SHORT PROBLEM =
Can you output the material exactly as written, minus any pictures it holds?

__________________________________________________

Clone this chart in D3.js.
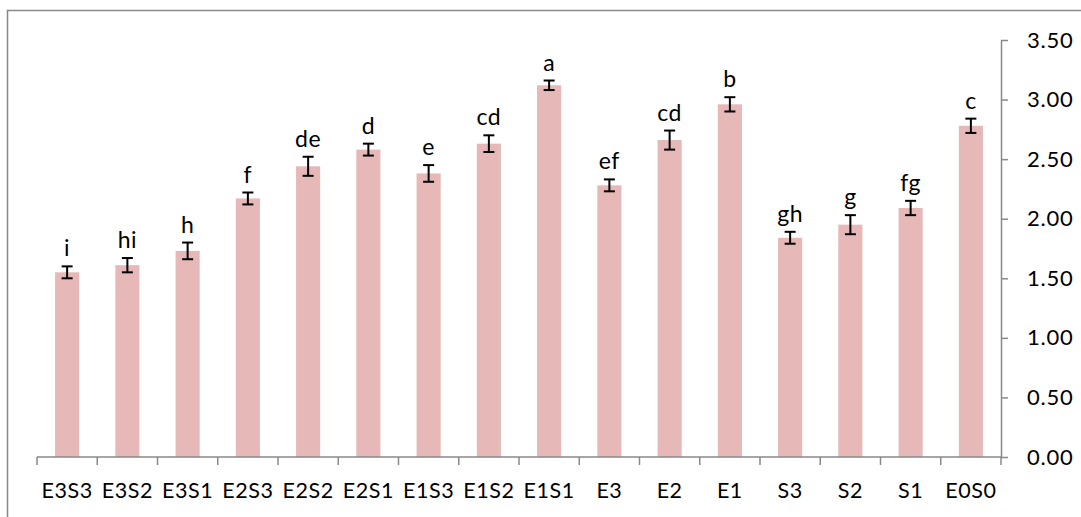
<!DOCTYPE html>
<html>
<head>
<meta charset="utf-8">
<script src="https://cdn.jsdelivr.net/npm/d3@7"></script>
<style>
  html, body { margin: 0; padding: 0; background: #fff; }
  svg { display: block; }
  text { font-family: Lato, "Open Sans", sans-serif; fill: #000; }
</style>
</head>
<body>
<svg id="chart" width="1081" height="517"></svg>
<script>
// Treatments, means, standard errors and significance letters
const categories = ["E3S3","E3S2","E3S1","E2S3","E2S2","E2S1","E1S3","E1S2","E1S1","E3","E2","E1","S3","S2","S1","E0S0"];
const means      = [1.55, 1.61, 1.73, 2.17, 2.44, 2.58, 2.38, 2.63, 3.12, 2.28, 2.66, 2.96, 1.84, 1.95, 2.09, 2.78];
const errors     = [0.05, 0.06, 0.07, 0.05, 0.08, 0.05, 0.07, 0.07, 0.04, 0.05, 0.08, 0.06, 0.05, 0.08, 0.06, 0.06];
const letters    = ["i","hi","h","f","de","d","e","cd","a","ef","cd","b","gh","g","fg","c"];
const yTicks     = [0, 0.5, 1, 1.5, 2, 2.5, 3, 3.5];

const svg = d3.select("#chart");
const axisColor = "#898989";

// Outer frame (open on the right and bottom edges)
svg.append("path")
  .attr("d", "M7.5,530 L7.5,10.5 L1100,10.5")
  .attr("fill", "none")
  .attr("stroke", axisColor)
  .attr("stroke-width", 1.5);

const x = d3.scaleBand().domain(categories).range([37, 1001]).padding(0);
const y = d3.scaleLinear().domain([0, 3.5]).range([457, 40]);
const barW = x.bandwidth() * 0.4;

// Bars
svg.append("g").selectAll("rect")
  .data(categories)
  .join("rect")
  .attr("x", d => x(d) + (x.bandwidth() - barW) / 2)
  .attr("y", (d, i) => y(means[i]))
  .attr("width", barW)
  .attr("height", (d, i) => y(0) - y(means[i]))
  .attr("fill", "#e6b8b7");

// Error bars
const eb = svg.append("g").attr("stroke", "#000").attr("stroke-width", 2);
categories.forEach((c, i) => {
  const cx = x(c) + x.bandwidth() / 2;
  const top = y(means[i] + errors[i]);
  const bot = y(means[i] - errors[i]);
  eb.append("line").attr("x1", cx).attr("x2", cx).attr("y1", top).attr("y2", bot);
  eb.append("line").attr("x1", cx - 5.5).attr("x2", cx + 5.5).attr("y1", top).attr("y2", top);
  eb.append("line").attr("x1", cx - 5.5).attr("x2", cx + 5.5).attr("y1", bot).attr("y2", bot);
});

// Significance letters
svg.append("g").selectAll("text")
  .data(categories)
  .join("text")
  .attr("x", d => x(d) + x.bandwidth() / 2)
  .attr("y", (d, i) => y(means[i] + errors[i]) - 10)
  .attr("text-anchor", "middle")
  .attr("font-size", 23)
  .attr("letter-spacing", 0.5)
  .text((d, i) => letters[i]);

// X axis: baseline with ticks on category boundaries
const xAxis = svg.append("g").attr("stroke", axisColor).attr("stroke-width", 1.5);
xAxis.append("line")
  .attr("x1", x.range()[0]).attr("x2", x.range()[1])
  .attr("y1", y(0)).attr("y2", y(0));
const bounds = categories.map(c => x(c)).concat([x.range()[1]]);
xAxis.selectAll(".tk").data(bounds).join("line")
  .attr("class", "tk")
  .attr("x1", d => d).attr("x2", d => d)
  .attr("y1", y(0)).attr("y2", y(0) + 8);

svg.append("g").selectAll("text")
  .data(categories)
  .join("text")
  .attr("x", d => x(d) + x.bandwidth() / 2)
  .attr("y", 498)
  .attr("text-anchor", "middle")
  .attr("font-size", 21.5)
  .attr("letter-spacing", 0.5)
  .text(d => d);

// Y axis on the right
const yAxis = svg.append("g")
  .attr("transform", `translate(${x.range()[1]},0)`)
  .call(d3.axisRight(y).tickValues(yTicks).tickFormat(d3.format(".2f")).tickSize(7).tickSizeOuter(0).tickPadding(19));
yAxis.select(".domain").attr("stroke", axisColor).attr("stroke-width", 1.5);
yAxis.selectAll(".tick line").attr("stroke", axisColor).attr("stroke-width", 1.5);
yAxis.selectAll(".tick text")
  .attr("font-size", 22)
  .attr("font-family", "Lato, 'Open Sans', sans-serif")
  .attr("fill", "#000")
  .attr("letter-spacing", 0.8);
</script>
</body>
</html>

__________________________________________________

EXERCISE RESULT =
Clone this chart in D3.js.
<!DOCTYPE html>
<html>
<head>
<meta charset="utf-8">
<script src="https://cdn.jsdelivr.net/npm/d3@7"></script>
<style>
  html, body { margin: 0; padding: 0; background: #fff; }
  svg { display: block; }
  text { font-family: Lato, "Open Sans", sans-serif; fill: #000; }
</style>
</head>
<body>
<svg id="chart" width="1081" height="517"></svg>
<script>
// Treatments, means, standard errors and significance letters
const categories = ["E3S3","E3S2","E3S1","E2S3","E2S2","E2S1","E1S3","E1S2","E1S1","E3","E2","E1","S3","S2","S1","E0S0"];
const means      = [1.55, 1.61, 1.73, 2.17, 2.44, 2.58, 2.38, 2.63, 3.12, 2.28, 2.66, 2.96, 1.84, 1.95, 2.09, 2.78];
const errors     = [0.05, 0.06, 0.07, 0.05, 0.08, 0.05, 0.07, 0.07, 0.04, 0.05, 0.08, 0.06, 0.05, 0.08, 0.06, 0.06];
const letters    = ["i","hi","h","f","de","d","e","cd","a","ef","cd","b","gh","g","fg","c"];
const yTicks     = [0, 0.5, 1, 1.5, 2, 2.5, 3, 3.5];

const svg = d3.select("#chart");
const axisColor = "#898989";

// Outer frame (open on the right and bottom edges)
svg.append("path")
  .attr("d", "M7.5,530 L7.5,10.5 L1100,10.5")
  .attr("fill", "none")
  .attr("stroke", axisColor)
  .attr("stroke-width", 1.5);

const x = d3.scaleBand().domain(categories).range([37, 1001]).padding(0);
const y = d3.scaleLinear().domain([0, 3.5]).range([457, 40]);
const barW = x.bandwidth() * 0.4;

// Bars
svg.append("g").selectAll("rect")
  .data(categories)
  .join("rect")
  .attr("x", d => x(d) + (x.bandwidth() - barW) / 2)
  .attr("y", (d, i) => y(means[i]))
  .attr("width", barW)
  .attr("height", (d, i) => y(0) - y(means[i]))
  .attr("fill", "#e6b8b7");

// Error bars
const eb = svg.append("g").attr("stroke", "#000").attr("stroke-width", 2);
categories.forEach((c, i) => {
  const cx = x(c) + x.bandwidth() / 2;
  const top = y(means[i] + errors[i]);
  const bot = y(means[i] - errors[i]);
  eb.append("line").attr("x1", cx).attr("x2", cx).attr("y1", top).attr("y2", bot);
  eb.append("line").attr("x1", cx - 5.5).attr("x2", cx + 5.5).attr("y1", top).attr("y2", top);
  eb.append("line").attr("x1", cx - 5.5).attr("x2", cx + 5.5).attr("y1", bot).attr("y2", bot);
});

// Significance letters
svg.append("g").selectAll("text")
  .data(categories)
  .join("text")
  .attr("x", d => x(d) + x.bandwidth() / 2)
  .attr("y", (d, i) => y(means[i] + errors[i]) - 10)
  .attr("text-anchor", "middle")
  .attr("font-size", 23)
  .attr("letter-spacing", 0.5)
  .text((d, i) => letters[i]);

// X axis: baseline with ticks on category boundaries
const xAxis = svg.append("g").attr("stroke", axisColor).attr("stroke-width", 1.5);
xAxis.append("line")
  .attr("x1", x.range()[0]).attr("x2", x.range()[1])
  .attr("y1", y(0)).attr("y2", y(0));
const bounds = categories.map(c => x(c)).concat([x.range()[1]]);
xAxis.selectAll(".tk").data(bounds).join("line")
  .attr("class", "tk")
  .attr("x1", d => d).attr("x2", d => d)
  .attr("y1", y(0)).attr("y2", y(0) + 8);

svg.append("g").selectAll("text")
  .data(categories)
  .join("text")
  .attr("x", d => x(d) + x.bandwidth() / 2)
  .attr("y", 498)
  .attr("text-anchor", "middle")
  .attr("font-size", 21.5)
  .attr("letter-spacing", 0.5)
  .text(d => d);

// Y axis on the right
const yAxis = svg.append("g")
  .attr("transform", `translate(${x.range()[1]},0)`)
  .call(d3.axisRight(y).tickValues(yTicks).tickFormat(d3.format(".2f")).tickSize(7).tickSizeOuter(0).tickPadding(19));
yAxis.select(".domain").attr("stroke", axisColor).attr("stroke-width", 1.5);
yAxis.selectAll(".tick line").attr("stroke", axisColor).attr("stroke-width", 1.5);
yAxis.selectAll(".tick text")
  .attr("font-size", 22)
  .attr("font-family", "Lato, 'Open Sans', sans-serif")
  .attr("fill", "#000")
  .attr("letter-spacing", 0.8);
</script>
</body>
</html>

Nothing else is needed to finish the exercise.